Besmelesiz adım atmayan bu genç subay, " Ya Rabbi! Bana, vatanıma, milletime ve dinime iyi hizmetler etmeyi nasip eyle." diye sürekli dua ediyor; korku tanımıyordu.
Dışarıda ihtiyar bir redif askerinin (askerliğini yapıp ihtiyata geçtikten sonra tekrar askere çağrılan) siluetini gördüm. Nöbet tutuyordu ve soluk ay ışığıyla aydınlanan esmerleşmiş yüzünde hüzünlü ve ağırbaşlı bir hava vardı. Hiç kıpırdamıyordu. Çok uzakları, buradan çok uzakları, belki de sevdiklerini düşünüyordu. Ona uzun uzun baktığım için, ruhunu okuduğumu hissetti. Sallandı, sonra ağır ağır yürüdü; adımlarının zayıf sesi birbiri ardınca kayboldu. Derken, birden bir sessizlik çöktü.

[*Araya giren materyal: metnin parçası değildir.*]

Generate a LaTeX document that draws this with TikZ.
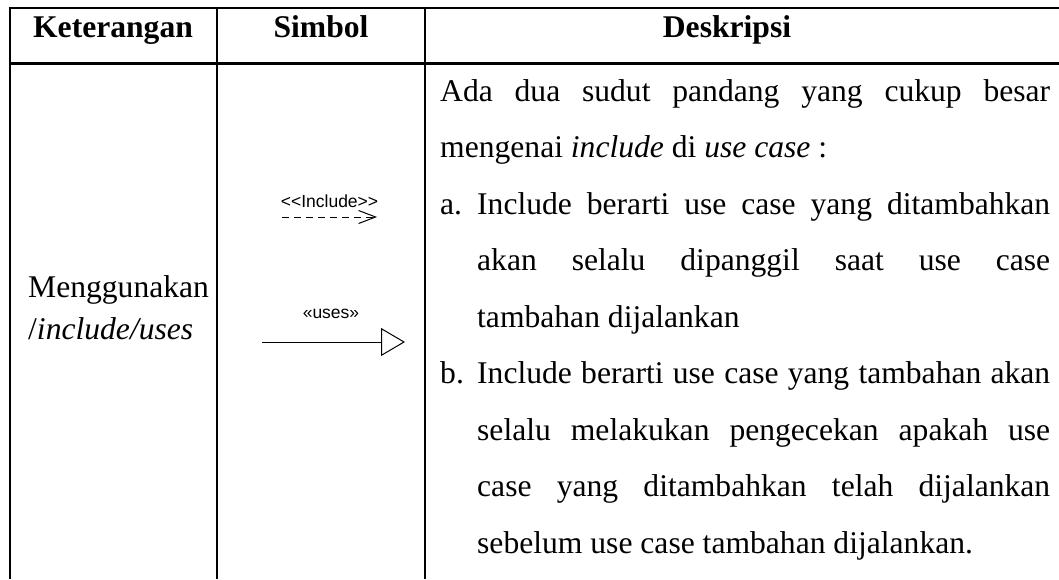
\documentclass[tikz,border=0pt]{standalone}
\usepackage{fontspec}
\setmainfont{Liberation Serif}
\newfontfamily\umlfont{Liberation Sans}
\usetikzlibrary{arrows.meta}

\begin{document}
\begin{tikzpicture}[x=1pt,y=-1pt,
  rule/.style={line width=2.4pt},
  head/.style={font=\fontsize{31.6}{36}\selectfont\bfseries, anchor=base, inner sep=0pt},
  body/.style={font=\fontsize{31.6}{36}\selectfont, anchor=base west, inner sep=0pt},
  stereo/.style={font=\umlfont\fontsize{17.5}{20}\selectfont, anchor=base, inner sep=0pt},
  conn/.style={line width=1pt}]
\useasboundingbox (0,0) rectangle (1059,579);

% table rules
\draw[rule] (10,579) -- (10,8) -- (1059,8);
\draw[rule] (10,63.5) -- (1059,63.5);
\draw[rule] (217,8) -- (217,579);
\draw[rule] (425,8) -- (425,579);

% header row
\node[head] (hKet) at (113,37.5) {Keterangan};
\node[head] (hSim) at (321,37.5) {Simbol};
\node[head] (hDes) at (727,37.5) {Deskripsi};

% first column
\node[body] (ket1) at (28,297) {Menggunakan};
\node[body] (ket2) at (28,339) {/\textit{include/uses}};

% symbols
\node[stereo] (incLbl) at (329.5,207) {<\kern0pt<Include>\kern0pt>};
\coordinate (incA) at (282,217);
\coordinate (incB) at (377,217);
\draw[conn, dash pattern=on 7pt off 5pt, -{Straight Barb[length=17pt,width=13pt]}] (incA) -- (incB);

\node[stereo] (useLbl) at (331,318) {«uses»};
\coordinate (useA) at (262,342);
\coordinate (useB) at (405,342);
\draw[conn, -{Triangle[open,length=24pt,width=28pt]}] (useA) -- (useB);

% description
\node[body] (d1) at (440,101) {\makebox[610pt][s]{Ada dua sudut pandang yang cukup besar}};
\node[body] (d2) at (440,157.5) {mengenai \textit{include} di \textit{use case} :};
\node[body] (d3a) at (440,214) {a.};
\node[body] (d3) at (477,214) {\makebox[573pt][s]{Include berarti use case yang ditambahkan}};
\node[body] (d4) at (477,270.5) {\makebox[573pt][s]{akan selalu dipanggil saat use case}};
\node[body] (d5) at (477,327) {tambahan dijalankan};
\node[body] (d6a) at (440,383.5) {b.};
\node[body] (d6) at (477,383.5) {\makebox[573pt][s]{Include berarti use case yang tambahan akan}};
\node[body] (d7) at (477,440) {\makebox[573pt][s]{selalu melakukan pengecekan apakah use}};
\node[body] (d8) at (477,496.5) {\makebox[573pt][s]{case yang ditambahkan telah dijalankan}};
\node[body] (d9) at (477,553) {sebelum use case tambahan dijalankan.};
\end{tikzpicture}
\end{document}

Bu dünyada tek başıma olduğumu hissettim. İşte subaylar çadırından gelen bir kahka sesi; diğer yanda alkışlar, derken sessizlikten yükselen boğuk ve derin bir melodi. Karadeniz kıyısındaki Rizeli askerlerin şarkısının bir kaç mısrası geliyor kulaklarıma. Ve sonra askerleri yatsı namazına çağıran müezzin sesi... Ah, bazen insan nasıl da bütün kalbiyle dua edebiliyor!...
Eğer insanlık dünyası bizlerin erkek, kadın vatanımızı savunmak için nasıl çalıştığımızı anlasaydı, belki bize yardım ederlerdi... Ah, boş bir ümit bu. Artık dünyadan insanlık adına hiçbir şey beklemiyoruz; tek başımıza çalışacağız ve Allah'a inanıyoruz.
Hayatı olduğu gibi kabullenmek gerekir. Ama, ben deliyim; her şeyi değiştirmek, hayata hatta tabiata başka yol çizmek istiyorum. Sonra bir ruhun çizgisini bile değiştiremeyeceğimi gördüğümde, tamamen çaresiz kalıyorum.